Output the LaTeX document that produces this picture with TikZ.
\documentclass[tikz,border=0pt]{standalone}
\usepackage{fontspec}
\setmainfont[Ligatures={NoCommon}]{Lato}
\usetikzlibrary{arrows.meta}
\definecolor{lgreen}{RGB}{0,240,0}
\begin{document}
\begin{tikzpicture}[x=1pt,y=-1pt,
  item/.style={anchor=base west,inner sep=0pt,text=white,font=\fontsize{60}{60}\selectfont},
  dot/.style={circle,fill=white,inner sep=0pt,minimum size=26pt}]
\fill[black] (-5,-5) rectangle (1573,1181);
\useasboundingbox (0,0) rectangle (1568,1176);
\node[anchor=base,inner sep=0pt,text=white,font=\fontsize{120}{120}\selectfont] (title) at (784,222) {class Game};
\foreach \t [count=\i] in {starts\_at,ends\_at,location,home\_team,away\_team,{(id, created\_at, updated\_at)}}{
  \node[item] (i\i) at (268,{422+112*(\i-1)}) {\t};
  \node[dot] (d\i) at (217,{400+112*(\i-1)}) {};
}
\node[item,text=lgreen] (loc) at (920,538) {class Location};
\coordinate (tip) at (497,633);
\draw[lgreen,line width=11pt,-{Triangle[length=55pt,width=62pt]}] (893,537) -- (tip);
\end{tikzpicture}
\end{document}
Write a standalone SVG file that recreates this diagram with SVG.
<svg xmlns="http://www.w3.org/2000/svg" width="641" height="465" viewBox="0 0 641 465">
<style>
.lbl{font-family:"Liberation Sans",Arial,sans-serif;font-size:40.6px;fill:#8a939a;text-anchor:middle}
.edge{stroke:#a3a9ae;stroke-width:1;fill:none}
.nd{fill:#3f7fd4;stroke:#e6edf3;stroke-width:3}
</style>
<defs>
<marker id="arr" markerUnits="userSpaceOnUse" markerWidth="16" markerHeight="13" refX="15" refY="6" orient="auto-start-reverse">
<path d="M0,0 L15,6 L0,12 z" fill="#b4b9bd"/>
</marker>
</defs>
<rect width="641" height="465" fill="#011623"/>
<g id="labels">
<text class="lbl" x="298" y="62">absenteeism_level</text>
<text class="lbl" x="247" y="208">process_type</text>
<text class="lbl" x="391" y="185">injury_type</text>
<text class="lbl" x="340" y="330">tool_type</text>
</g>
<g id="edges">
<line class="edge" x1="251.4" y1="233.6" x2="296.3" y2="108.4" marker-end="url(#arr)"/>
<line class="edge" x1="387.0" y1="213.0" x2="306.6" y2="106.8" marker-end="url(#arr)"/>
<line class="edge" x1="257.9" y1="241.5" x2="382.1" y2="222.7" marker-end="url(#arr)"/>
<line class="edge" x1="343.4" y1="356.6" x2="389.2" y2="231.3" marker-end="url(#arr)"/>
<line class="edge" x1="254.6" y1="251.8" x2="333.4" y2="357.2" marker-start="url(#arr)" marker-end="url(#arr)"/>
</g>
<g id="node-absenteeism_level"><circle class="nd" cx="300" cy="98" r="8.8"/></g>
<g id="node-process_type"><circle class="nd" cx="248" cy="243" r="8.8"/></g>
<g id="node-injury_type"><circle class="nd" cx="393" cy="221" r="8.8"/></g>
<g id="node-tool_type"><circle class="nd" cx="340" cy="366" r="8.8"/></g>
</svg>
# # #
Set down every record above exactly as given.

Output the LaTeX document that produces this picture with TikZ.
\documentclass[tikz,border=0pt]{standalone}
\usepackage{fontspec}
\setmainfont[Ligatures={NoCommon}]{Lato}
\usetikzlibrary{arrows.meta}
\definecolor{lgreen}{RGB}{0,240,0}
\begin{document}
\begin{tikzpicture}[x=1pt,y=-1pt,
  item/.style={anchor=base west,inner sep=0pt,text=white,font=\fontsize{60}{60}\selectfont},
  dot/.style={circle,fill=white,inner sep=0pt,minimum size=26pt}]
\fill[black] (-5,-5) rectangle (1573,1181);
\useasboundingbox (0,0) rectangle (1568,1176);
\node[anchor=base,inner sep=0pt,text=white,font=\fontsize{120}{120}\selectfont] (title) at (784,222) {class Game};
\foreach \t [count=\i] in {starts\_at,ends\_at,location,home\_team,away\_team,{(id, created\_at, updated\_at)}}{
  \node[item] (i\i) at (268,{422+112*(\i-1)}) {\t};
  \node[dot] (d\i) at (217,{400+112*(\i-1)}) {};
}
\node[item,text=lgreen] (loc) at (920,538) {class Location};
\coordinate (tip) at (497,633);
\draw[lgreen,line width=11pt,-{Triangle[length=55pt,width=62pt]}] (893,537) -- (tip);
\end{tikzpicture}
\end{document}
Write a standalone SVG file that recreates this diagram with SVG.
<svg xmlns="http://www.w3.org/2000/svg" width="641" height="465" viewBox="0 0 641 465">
<style>
.lbl{font-family:"Liberation Sans",Arial,sans-serif;font-size:40.6px;fill:#8a939a;text-anchor:middle}
.edge{stroke:#a3a9ae;stroke-width:1;fill:none}
.nd{fill:#3f7fd4;stroke:#e6edf3;stroke-width:3}
</style>
<defs>
<marker id="arr" markerUnits="userSpaceOnUse" markerWidth="16" markerHeight="13" refX="15" refY="6" orient="auto-start-reverse">
<path d="M0,0 L15,6 L0,12 z" fill="#b4b9bd"/>
</marker>
</defs>
<rect width="641" height="465" fill="#011623"/>
<g id="labels">
<text class="lbl" x="298" y="62">absenteeism_level</text>
<text class="lbl" x="247" y="208">process_type</text>
<text class="lbl" x="391" y="185">injury_type</text>
<text class="lbl" x="340" y="330">tool_type</text>
</g>
<g id="edges">
<line class="edge" x1="251.4" y1="233.6" x2="296.3" y2="108.4" marker-end="url(#arr)"/>
<line class="edge" x1="387.0" y1="213.0" x2="306.6" y2="106.8" marker-end="url(#arr)"/>
<line class="edge" x1="257.9" y1="241.5" x2="382.1" y2="222.7" marker-end="url(#arr)"/>
<line class="edge" x1="343.4" y1="356.6" x2="389.2" y2="231.3" marker-end="url(#arr)"/>
<line class="edge" x1="254.6" y1="251.8" x2="333.4" y2="357.2" marker-start="url(#arr)" marker-end="url(#arr)"/>
</g>
<g id="node-absenteeism_level"><circle class="nd" cx="300" cy="98" r="8.8"/></g>
<g id="node-process_type"><circle class="nd" cx="248" cy="243" r="8.8"/></g>
<g id="node-injury_type"><circle class="nd" cx="393" cy="221" r="8.8"/></g>
<g id="node-tool_type"><circle class="nd" cx="340" cy="366" r="8.8"/></g>
</svg>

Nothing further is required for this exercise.